Christian Faith versus Secular Faith: The Concrete versus the Imaginary

Faith as understood in a biblical frame, as Calvin, for example, understood so well, isn’t an abstract secular imaginary, but instead it is a living knowledge of God grounded in the faith of Christ for us. For the secularist faith is as subjective as the center of their own in-turned navel; a wishful thing that they can only hope might be the case. This is not the Christian ground for thinking faith. Faith isn’t a magic wand waved in order to bring nothing into something of our own fantastical imaginations. Faith is what the vicarious Man, Jesus Christ, has for us towards the Father in such a way that it entwines us, with Him, in the security and hiddenness of the bosom of the Father. I don’t let secularists impose their defeated notions of a fluttering wishfulness, which they consider faith to be, to be the way I must think faith. I think the faith of Christ from the victory of Christ as the primordial basis for knowledge of all reality; which is to say: knowledge of the triune God. The secularist often thinks that the God Christians know is someone they can know apart from Christ; as if there is some sort of common nature of continuity between the God they might try to imagine as the Christian God, and the God Self-revealed in Jesus Christ.

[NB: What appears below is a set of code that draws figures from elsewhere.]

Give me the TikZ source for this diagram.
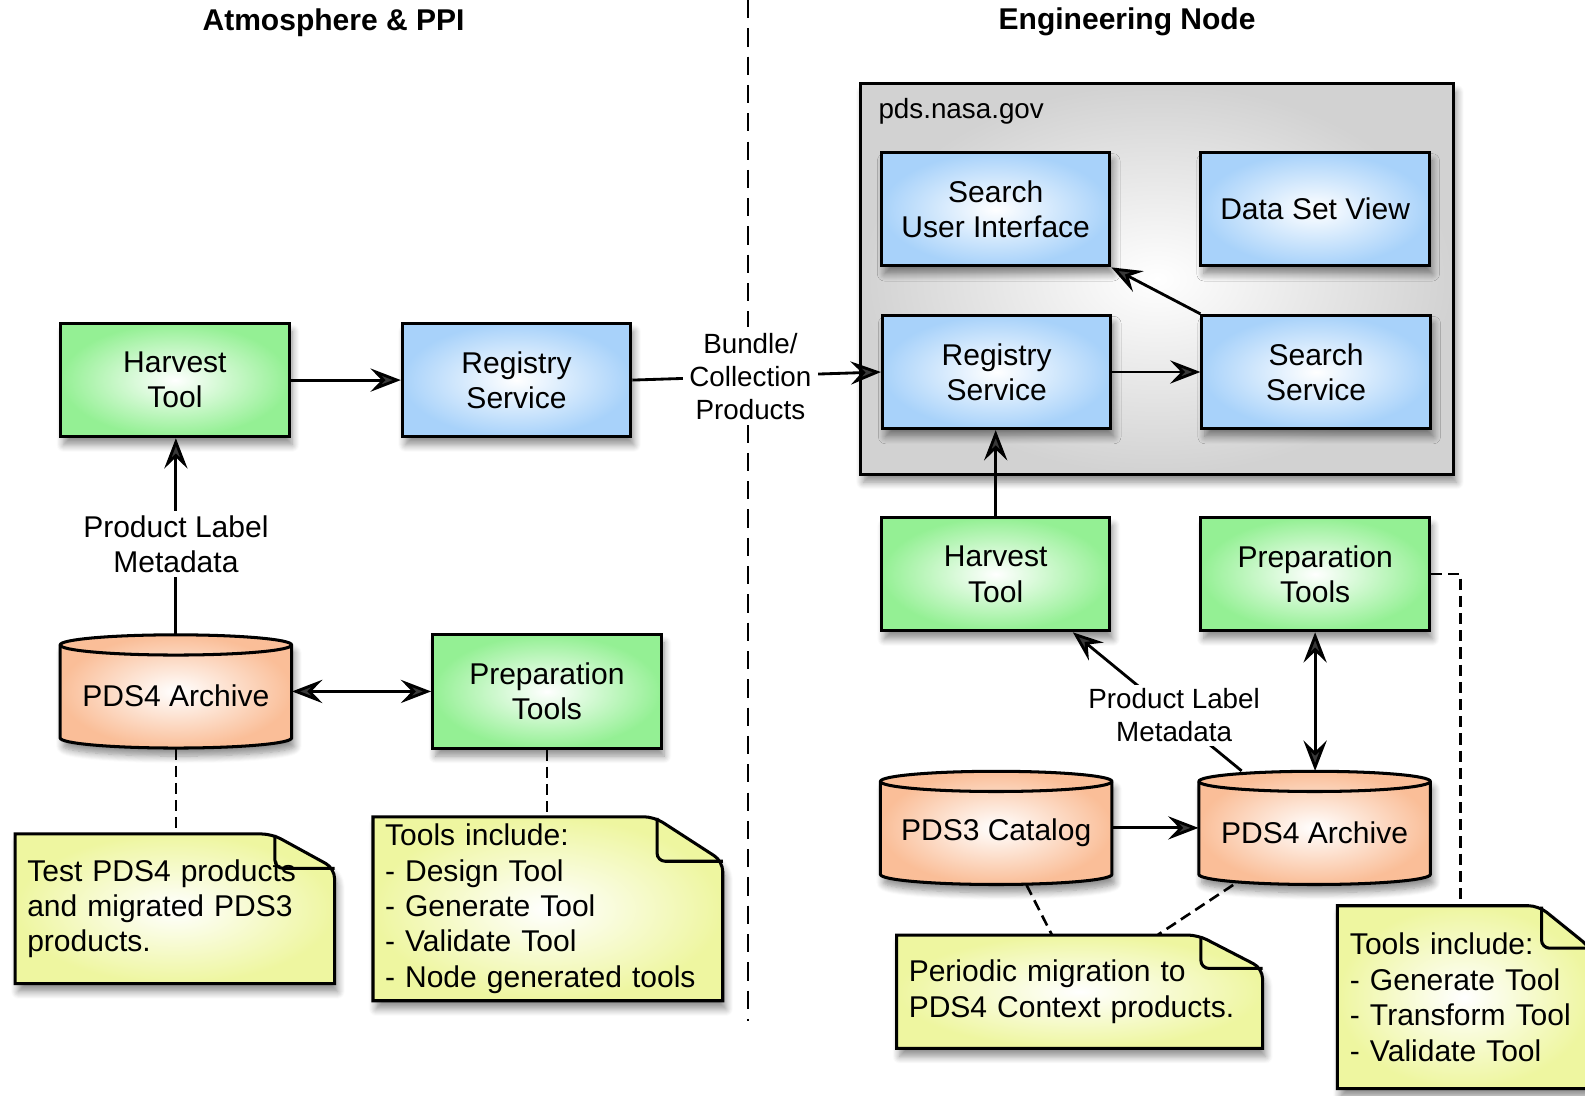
\documentclass[tikz,border=0pt]{standalone}
\usepackage{fontspec}
\setmainfont{Liberation Sans}
\usetikzlibrary{arrows.meta,shadows.blur,calc}
\definecolor{greenE}{RGB}{148,240,148}
\definecolor{blueE}{RGB}{168,210,250}
\definecolor{orangeE}{RGB}{250,190,152}
\definecolor{yellowE}{RGB}{238,246,160}
\definecolor{grayE}{RGB}{210,210,210}
\tikzset{
  x=0.5pt, y=0.5pt,
  every node/.style={font=\fontsize{14.85}{17.5}\selectfont, text=black},
  smalllbl/.style={font=\fontsize{13.75}{16.25}\selectfont, align=center},
  biglbl/.style={align=center},
  titlelbl/.style={font=\fontsize{14.85}{17.5}\selectfont\bfseries},
  shadowed/.style={blur shadow={shadow xshift=1.5pt, shadow yshift=-4pt, shadow blur radius=3.5pt, shadow blur steps=8, shadow opacity=45}},
  procbox/.style={draw=black, line width=1.5pt, minimum width=113pt, minimum height=56pt, align=center, inner sep=0pt, shadowed},
  greenbox/.style={procbox, inner color=white, outer color=greenE},
  bluebox/.style={procbox, inner color=white, outer color=blueE},
  cylfill/.style={draw=black, line width=1.5pt, inner color=white, outer color=orangeE, shadowed},
  cyltext/.style={minimum width=114.5pt, minimum height=56pt, inner sep=0pt, align=center},
  notefill/.style={draw=black, line width=1.5pt, inner color=white, outer color=yellowE, shadowed},
  notetext/.style={align=left, inner xsep=6pt, inner ysep=0pt},
  grouped/.style={draw=black, line width=1.5pt, inner color=white, outer color=grayE, shadowed},
  tip/.tip={Stealth[length=15pt,width=11.5pt,inset=5.5pt]},
  arr/.style={line width=1.4pt, -tip},
  darr/.style={line width=1.4pt, tip-tip},
  noteline/.style={line width=1.3pt, dash pattern=on 5.5pt off 3pt},
  divider/.style={line width=0.8pt, dash pattern=on 9pt off 5pt},
}
\newcommand\cylshape[2]{%
  \begin{scope}[shift={(#1,#2)}]
    \path[cylfill] (-114.5,46) -- (-114.5,-46)
      arc[start angle=180,end angle=360,x radius=57.25pt,y radius=5pt]
      -- (114.5,46)
      arc[start angle=0,end angle=180,x radius=57.25pt,y radius=5pt] -- cycle;
    \draw[line width=1.5pt] (-114.5,46)
      arc[start angle=180,end angle=360,x radius=57.25pt,y radius=5pt];
  \end{scope}}
\newcommand\cyltxt[1]{\raisebox{-2.25pt}[\height][\depth]{#1}}
% x1 y1 x2 y2 foldwidth foldheight (pixels, y downwards)
\newcommand\noteshape[6]{%
  \path[notefill] (#1,-#2) [rounded corners=5pt] -- ({#3-#5},-#2) -- (#3,{-#2-#6})
     [sharp corners] -- (#3,-#4) -- (#1,-#4) -- cycle;
  \draw[line width=1.5pt, rounded corners=4pt] ({#3-#5+3},{-#2-1}) -- ({#3-#5+3},{-#2-#6}) -- (#3,{-#2-#6});}
\begin{document}
\begin{tikzpicture}
\useasboundingbox (0,0) rectangle (1568,-1084);

% divider and titles
\coordinate (dtop) at (740,0);
\coordinate (dbot) at (740,-1010);
\draw[divider] (dtop) -- (dbot);
\node[titlelbl] (t1) at (330,-22) {Atmosphere \& PPI};
\node[titlelbl] (t2) at (1115,-22) {Engineering Node};

% ---------- left side ----------
\node[greenbox] (harvL) at (173,-376) {Harvest\\Tool};
\node[bluebox] (regL) at (511,-376) {Registry\\Service};
\cylshape{174}{-684}
\node[cyltext] (arcL) at (174,-684) {\cyltxt{PDS4 Archive}};
\node[greenbox] (prepL) at (541,-684) {Preparation\\Tools};

\noteshape{15}{825}{331}{973}{62}{34}
\node[notetext, text width=146pt, minimum height=74pt] (note1) at (173,-899)
  {Test PDS4 products\\and migrated PDS3\\products.};
\noteshape{369}{808}{715}{990}{68}{44}
\node[notetext, text width=161pt, minimum height=91pt] (note2) at (542,-899)
  {Tools include:\\- Design Tool\\- Generate Tool\\- Validate Tool\\- Node generated tools};

\draw[arr] (harvL) -- (regL);
\draw[arr] (arcL.north) -- node[biglbl, fill=white, pos=0.46, inner sep=2pt] {Product Label\\Metadata} (arcL.north |- harvL.south);
\draw[darr] (arcL.east) -- (arcL.east -| prepL.west);
\draw[noteline] (arcL.south) -- (arcL.south |- note1.north);
\draw[noteline] (prepL.south) -- (prepL.south |- note2.north);

% ---------- right side ----------
\node[grouped, minimum width=293.5pt, minimum height=193pt] (pds) at (1144.5,-276) {};
\node[smalllbl, anchor=west] (pdslbl) at (862,-110) {pds.nasa.gov};
\node[bluebox] (sui) at (985,-207) {Search\\User Interface};
\node[bluebox] (dsv) at (1301,-207) {Data Set View};
\node[bluebox] (regR) at (986,-368) {Registry\\Service};
\node[bluebox] (srch) at (1302,-368) {Search\\Service};
\node[greenbox] (harvR) at (985,-568) {Harvest\\Tool};
\node[greenbox] (prepR) at (1301,-568) {Preparation\\Tools};
\cylshape{985.5}{-819}
\node[cyltext] (pds3) at (985.5,-819) {\cyltxt{PDS3 Catalog}};
\cylshape{1300.5}{-819}
\node[cyltext] (arcR) at (1300.5,-819) {\cyltxt{PDS4 Archive}};

\noteshape{887}{925}{1249}{1037}{64}{33}
\node[notetext, text width=169pt, minimum height=56pt] (note3) at (1068,-981)
  {Periodic migration to\\PDS4 Context products.};
\noteshape{1323}{896}{1574}{1077}{52}{42}
\node[notetext, text width=113pt, minimum height=90.5pt] (note4) at (1448.5,-986.5)
  {Tools include:\\- Generate Tool\\- Transform Tool\\- Validate Tool};

\draw[arr] (regL.east) -- node[smalllbl, fill=white, pos=0.475, inner sep=3pt] {Bundle/\\Collection\\Products} (regR.west);
\draw[arr] (regR) -- (srch);
\draw[arr] (srch.north west) -- (sui.south east);
\draw[arr] (harvR.north) -- (harvR.north |- regR.south);
\draw[arr] (pds3) -- (arcR);
\draw[darr] (prepR.south) -- (prepR.south |- arcR.north);
\draw[arr] (arcR.142) -- node[smalllbl, fill=white, pos=0.4, inner sep=2pt] {Product Label\\Metadata} (harvR.-37);
\draw[noteline] (pds3.-62) -- (note3.116);
\draw[noteline] (arcR.215) -- (note3.36);
\coordinate (n4top) at (1445,-896);
\draw[noteline] (prepR.east) -| (n4top);
\end{tikzpicture}
\end{document}
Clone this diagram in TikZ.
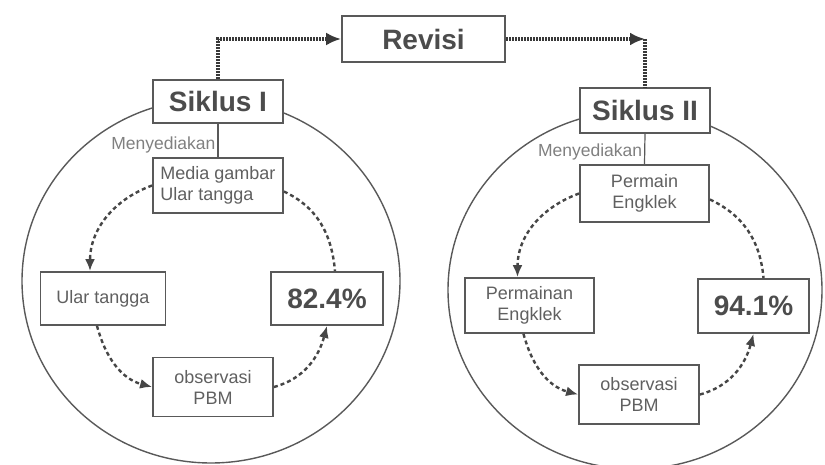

But they have no access into the throne room of Grace; that is, until they come into the presence of God through the veil torn, Christ’s body, as the mediation that brings God to humanity and humanity to God. It is a special, familial and filial knowledge of God that is unique to the Son of God and all those in participation with Him, by the Spirit, come into union with Him, through the faith of Christ and His union with us in His humanity from Nazareth. Christians have a faith, a knowledge of God, a trust of the Father, that comes through the wood, blood and water of the cross and body of Jesus Christ. It is a re-created world wherein the faith of Christ comes to have grounding, as that has always already and eternally been the reality shared between the Father and the Son in and through the bond of love provided for by the Holy Spirit. The secularist and the Christian notion of faith are worlds apart; to the point that the former’s has already been put to death, in the old world, and the latter’s based on the new creation of Christ’s resurrected, ascended, and advent-ious humanity come and coming and coming again.

2 thoughts on “Christian Faith versus Secular Faith: The Concrete versus the Imaginary

  1. Amen… and emet. The substantial realization of faith consists of the reality of what is hoped for and the persuasion of the certainty of things not (yet) seen… persuaded by the express love of God and faith that is in Christ Jesus our Lord.